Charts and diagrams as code
________________________________________
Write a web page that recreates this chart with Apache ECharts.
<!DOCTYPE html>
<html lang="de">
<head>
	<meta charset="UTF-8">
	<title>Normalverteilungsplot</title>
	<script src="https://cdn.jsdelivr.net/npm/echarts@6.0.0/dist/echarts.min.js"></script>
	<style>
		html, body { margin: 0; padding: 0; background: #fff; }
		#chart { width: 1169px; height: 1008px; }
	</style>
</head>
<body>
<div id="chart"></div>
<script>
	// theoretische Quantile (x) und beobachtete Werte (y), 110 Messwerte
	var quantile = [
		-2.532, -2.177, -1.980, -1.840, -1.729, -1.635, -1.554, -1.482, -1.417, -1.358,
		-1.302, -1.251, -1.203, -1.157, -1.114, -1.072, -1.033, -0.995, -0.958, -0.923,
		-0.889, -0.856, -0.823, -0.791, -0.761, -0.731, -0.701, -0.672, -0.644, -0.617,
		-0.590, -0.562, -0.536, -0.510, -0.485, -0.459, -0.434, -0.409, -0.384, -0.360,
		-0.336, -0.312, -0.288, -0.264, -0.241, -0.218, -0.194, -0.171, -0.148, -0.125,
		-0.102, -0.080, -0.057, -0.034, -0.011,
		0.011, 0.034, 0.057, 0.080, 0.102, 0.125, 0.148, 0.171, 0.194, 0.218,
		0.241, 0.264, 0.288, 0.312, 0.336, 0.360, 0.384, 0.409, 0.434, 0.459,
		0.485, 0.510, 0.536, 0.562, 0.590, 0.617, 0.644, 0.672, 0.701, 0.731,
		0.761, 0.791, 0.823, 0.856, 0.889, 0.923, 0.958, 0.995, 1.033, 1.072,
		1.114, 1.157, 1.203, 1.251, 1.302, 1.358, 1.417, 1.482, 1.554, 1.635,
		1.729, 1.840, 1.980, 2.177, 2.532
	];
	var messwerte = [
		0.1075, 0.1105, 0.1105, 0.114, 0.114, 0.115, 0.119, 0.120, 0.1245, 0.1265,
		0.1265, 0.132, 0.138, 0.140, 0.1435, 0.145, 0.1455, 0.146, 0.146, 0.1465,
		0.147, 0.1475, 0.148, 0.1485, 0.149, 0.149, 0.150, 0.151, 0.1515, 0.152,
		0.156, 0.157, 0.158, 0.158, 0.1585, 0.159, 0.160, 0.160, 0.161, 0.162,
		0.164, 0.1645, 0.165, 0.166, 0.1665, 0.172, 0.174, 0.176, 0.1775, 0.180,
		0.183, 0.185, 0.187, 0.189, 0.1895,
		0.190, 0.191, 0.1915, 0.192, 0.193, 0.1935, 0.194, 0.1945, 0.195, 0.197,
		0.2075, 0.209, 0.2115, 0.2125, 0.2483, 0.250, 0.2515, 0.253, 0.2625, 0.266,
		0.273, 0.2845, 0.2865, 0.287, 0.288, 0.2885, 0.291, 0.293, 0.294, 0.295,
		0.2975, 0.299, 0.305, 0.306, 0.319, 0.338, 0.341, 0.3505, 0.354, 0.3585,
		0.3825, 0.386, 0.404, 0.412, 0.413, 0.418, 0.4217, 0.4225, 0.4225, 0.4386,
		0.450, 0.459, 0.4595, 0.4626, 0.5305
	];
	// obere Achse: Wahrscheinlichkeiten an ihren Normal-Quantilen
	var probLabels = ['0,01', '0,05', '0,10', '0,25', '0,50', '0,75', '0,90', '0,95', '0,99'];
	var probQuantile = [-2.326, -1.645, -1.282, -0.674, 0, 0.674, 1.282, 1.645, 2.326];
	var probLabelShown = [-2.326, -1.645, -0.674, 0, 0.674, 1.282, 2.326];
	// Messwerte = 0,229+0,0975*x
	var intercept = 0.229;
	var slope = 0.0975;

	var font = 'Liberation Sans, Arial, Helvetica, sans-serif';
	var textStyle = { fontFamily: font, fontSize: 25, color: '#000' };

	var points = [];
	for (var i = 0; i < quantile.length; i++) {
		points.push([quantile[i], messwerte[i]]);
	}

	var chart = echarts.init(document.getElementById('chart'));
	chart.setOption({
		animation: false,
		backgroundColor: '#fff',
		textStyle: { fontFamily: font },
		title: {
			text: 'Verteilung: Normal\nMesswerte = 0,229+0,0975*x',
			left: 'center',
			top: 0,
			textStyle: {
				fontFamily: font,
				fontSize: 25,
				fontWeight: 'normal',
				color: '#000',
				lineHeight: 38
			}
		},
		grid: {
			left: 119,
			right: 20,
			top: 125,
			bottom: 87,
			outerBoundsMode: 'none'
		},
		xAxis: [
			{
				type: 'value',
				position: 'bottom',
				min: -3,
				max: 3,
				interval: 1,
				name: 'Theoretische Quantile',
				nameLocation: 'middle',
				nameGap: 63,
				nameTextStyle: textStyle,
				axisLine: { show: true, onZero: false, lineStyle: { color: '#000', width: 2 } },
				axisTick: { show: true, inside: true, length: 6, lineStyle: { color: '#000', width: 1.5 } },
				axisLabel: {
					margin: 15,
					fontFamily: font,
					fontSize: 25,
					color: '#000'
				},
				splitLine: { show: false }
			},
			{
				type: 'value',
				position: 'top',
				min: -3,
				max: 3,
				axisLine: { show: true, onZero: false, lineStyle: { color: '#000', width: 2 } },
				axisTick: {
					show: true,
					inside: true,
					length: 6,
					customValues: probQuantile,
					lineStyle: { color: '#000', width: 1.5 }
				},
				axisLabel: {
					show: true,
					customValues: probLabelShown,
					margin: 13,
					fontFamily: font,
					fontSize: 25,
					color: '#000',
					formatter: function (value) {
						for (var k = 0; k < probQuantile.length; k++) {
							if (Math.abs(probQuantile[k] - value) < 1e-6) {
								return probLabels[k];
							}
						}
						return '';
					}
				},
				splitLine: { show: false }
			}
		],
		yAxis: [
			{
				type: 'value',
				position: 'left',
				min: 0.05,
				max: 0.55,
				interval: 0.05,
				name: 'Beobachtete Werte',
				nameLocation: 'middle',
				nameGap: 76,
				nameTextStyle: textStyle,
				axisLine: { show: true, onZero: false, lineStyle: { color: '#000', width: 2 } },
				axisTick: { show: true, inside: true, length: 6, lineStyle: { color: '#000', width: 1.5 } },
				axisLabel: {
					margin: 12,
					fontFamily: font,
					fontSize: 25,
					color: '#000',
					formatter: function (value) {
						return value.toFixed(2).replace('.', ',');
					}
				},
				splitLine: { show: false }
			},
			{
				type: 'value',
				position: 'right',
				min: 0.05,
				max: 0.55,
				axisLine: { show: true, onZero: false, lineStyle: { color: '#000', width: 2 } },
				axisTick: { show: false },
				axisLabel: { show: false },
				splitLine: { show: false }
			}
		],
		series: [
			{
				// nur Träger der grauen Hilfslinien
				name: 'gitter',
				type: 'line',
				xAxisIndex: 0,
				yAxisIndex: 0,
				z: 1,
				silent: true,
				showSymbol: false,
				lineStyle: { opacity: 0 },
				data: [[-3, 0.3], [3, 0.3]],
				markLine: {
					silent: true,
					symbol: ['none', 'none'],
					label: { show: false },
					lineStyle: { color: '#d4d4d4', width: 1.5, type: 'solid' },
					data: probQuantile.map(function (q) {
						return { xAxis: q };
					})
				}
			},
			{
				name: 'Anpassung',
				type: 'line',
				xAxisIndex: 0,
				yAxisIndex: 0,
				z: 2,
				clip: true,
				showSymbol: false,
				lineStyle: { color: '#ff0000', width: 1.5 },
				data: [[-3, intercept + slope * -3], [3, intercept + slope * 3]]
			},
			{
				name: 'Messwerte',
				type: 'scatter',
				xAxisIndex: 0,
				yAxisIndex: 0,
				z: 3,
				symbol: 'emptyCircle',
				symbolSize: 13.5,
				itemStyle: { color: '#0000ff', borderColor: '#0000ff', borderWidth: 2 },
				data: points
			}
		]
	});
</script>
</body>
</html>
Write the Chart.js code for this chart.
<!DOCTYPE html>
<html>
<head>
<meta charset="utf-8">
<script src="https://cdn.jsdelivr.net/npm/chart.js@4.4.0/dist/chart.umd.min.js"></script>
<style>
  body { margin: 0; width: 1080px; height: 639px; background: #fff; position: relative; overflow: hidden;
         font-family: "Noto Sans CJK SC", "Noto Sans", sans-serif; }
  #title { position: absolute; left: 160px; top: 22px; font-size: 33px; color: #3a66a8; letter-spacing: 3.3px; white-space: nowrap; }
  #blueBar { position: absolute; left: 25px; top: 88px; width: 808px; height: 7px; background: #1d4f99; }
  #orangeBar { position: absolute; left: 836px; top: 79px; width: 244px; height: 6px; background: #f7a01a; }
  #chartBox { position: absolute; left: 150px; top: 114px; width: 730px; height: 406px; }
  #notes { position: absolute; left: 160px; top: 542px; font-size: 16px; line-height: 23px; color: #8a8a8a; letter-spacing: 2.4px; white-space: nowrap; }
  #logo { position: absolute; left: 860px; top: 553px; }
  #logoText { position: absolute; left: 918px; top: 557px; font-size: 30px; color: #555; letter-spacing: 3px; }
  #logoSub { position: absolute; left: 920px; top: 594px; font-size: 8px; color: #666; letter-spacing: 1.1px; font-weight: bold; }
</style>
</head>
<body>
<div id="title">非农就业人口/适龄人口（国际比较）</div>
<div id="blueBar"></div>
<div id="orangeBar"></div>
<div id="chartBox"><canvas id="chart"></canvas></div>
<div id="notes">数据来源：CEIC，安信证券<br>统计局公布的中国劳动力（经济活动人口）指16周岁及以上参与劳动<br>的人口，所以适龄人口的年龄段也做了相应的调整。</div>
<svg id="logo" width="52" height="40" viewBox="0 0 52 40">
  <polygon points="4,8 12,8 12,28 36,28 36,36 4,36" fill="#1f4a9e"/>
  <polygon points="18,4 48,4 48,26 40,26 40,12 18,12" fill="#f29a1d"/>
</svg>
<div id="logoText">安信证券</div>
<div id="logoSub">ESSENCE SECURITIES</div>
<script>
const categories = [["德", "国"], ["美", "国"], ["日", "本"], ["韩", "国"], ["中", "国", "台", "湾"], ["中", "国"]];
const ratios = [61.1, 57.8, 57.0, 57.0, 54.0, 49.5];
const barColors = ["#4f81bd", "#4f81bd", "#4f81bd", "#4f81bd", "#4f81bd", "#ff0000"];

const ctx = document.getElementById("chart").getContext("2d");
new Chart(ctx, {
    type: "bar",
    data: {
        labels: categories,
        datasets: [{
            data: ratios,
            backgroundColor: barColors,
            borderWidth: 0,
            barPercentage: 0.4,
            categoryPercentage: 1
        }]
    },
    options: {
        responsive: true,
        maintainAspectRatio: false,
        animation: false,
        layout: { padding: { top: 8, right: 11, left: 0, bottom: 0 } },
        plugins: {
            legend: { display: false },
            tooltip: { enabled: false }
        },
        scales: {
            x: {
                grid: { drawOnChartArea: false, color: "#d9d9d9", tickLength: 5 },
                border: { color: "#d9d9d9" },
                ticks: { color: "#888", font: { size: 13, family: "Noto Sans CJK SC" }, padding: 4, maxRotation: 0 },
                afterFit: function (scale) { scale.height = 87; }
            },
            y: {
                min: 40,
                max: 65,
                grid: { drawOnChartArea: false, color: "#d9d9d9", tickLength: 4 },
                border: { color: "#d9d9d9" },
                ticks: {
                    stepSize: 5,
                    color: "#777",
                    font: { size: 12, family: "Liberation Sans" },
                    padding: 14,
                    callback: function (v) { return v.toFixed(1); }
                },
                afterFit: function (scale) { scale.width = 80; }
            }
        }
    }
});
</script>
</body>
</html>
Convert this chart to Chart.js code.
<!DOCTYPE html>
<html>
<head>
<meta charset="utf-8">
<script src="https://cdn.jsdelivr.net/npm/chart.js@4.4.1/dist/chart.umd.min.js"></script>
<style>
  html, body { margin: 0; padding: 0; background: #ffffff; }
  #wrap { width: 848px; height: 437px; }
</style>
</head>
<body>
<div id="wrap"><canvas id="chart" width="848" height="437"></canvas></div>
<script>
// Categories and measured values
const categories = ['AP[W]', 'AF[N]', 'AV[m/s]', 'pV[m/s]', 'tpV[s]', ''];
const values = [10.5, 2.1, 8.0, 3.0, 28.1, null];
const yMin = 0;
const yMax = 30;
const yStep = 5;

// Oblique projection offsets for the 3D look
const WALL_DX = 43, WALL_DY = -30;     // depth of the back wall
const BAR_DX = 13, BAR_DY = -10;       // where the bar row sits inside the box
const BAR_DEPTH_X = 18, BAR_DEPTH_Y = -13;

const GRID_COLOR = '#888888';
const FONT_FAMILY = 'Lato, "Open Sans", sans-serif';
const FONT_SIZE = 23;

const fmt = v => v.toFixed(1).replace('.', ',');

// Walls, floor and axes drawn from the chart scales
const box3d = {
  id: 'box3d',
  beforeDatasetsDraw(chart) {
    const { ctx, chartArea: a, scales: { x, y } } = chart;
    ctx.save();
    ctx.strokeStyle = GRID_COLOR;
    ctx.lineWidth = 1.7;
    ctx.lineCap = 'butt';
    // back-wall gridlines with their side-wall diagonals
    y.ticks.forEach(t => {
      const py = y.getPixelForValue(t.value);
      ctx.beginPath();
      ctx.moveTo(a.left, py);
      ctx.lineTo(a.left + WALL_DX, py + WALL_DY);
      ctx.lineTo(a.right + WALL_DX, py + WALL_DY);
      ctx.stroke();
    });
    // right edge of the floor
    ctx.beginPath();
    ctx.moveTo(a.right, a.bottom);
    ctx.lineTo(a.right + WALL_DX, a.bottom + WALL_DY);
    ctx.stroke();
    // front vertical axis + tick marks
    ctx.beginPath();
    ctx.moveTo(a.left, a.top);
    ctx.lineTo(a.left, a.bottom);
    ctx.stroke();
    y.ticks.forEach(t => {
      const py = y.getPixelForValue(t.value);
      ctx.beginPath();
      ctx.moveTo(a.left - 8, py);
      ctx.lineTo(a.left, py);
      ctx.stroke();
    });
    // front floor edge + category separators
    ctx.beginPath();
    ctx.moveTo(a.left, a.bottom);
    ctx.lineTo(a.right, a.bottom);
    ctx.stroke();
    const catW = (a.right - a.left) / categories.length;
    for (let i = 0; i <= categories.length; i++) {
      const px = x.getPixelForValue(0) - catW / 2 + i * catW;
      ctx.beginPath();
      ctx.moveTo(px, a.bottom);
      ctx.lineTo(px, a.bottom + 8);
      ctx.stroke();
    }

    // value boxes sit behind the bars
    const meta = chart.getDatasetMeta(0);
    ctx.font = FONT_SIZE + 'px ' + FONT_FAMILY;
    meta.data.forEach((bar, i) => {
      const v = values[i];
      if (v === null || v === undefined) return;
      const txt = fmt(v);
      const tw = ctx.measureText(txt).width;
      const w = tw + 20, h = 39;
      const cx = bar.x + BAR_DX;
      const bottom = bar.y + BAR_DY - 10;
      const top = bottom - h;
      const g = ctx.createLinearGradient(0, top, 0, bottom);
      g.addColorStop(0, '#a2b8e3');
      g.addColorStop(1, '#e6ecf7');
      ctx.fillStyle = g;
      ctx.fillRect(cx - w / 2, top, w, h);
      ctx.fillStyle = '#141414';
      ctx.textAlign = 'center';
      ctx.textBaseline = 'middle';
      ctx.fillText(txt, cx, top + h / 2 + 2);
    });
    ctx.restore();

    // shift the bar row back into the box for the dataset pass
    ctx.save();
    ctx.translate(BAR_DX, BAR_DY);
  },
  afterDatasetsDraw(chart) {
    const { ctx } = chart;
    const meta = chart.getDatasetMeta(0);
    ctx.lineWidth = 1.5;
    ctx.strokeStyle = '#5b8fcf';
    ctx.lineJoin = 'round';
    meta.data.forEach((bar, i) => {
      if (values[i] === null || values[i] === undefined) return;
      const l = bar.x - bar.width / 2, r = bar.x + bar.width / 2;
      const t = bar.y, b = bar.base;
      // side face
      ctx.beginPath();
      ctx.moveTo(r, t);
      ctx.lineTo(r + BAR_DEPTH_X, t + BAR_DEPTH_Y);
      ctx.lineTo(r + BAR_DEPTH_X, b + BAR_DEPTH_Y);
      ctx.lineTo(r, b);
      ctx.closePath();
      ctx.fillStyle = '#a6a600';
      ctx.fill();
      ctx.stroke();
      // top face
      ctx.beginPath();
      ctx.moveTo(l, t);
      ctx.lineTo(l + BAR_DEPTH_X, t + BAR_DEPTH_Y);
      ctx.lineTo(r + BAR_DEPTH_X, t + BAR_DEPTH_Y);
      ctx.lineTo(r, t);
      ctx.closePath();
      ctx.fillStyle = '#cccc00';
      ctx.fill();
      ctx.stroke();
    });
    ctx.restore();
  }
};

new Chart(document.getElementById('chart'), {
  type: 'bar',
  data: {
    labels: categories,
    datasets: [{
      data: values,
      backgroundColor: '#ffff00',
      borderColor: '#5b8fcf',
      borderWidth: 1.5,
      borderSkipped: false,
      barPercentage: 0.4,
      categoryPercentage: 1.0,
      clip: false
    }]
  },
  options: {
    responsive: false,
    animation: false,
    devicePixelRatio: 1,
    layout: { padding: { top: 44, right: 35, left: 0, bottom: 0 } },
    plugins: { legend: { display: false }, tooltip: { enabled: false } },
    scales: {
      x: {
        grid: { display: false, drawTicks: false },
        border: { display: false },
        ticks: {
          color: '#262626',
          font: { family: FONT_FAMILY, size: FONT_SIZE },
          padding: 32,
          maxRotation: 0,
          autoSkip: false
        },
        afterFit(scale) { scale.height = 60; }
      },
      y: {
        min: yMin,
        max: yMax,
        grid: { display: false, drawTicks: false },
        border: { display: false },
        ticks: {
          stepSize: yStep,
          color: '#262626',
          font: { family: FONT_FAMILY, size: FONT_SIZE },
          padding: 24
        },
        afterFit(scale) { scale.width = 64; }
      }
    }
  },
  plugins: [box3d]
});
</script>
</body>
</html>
________________________________________
▶ Instruction: In the listing above, find the line containing "Convert this chart to Chart.js code." and the line containing "const yStep = 5;". Output them and every line between, exactly, and nothing else.

▶ Solution to the exercise:
Convert this chart to Chart.js code.
<!DOCTYPE html>
<html>
<head>
<meta charset="utf-8">
<script src="https://cdn.jsdelivr.net/npm/chart.js@4.4.1/dist/chart.umd.min.js"></script>
<style>
  html, body { margin: 0; padding: 0; background: #ffffff; }
  #wrap { width: 848px; height: 437px; }
</style>
</head>
<body>
<div id="wrap"><canvas id="chart" width="848" height="437"></canvas></div>
<script>
// Categories and measured values
const categories = ['AP[W]', 'AF[N]', 'AV[m/s]', 'pV[m/s]', 'tpV[s]', ''];
const values = [10.5, 2.1, 8.0, 3.0, 28.1, null];
const yMin = 0;
const yMax = 30;
const yStep = 5;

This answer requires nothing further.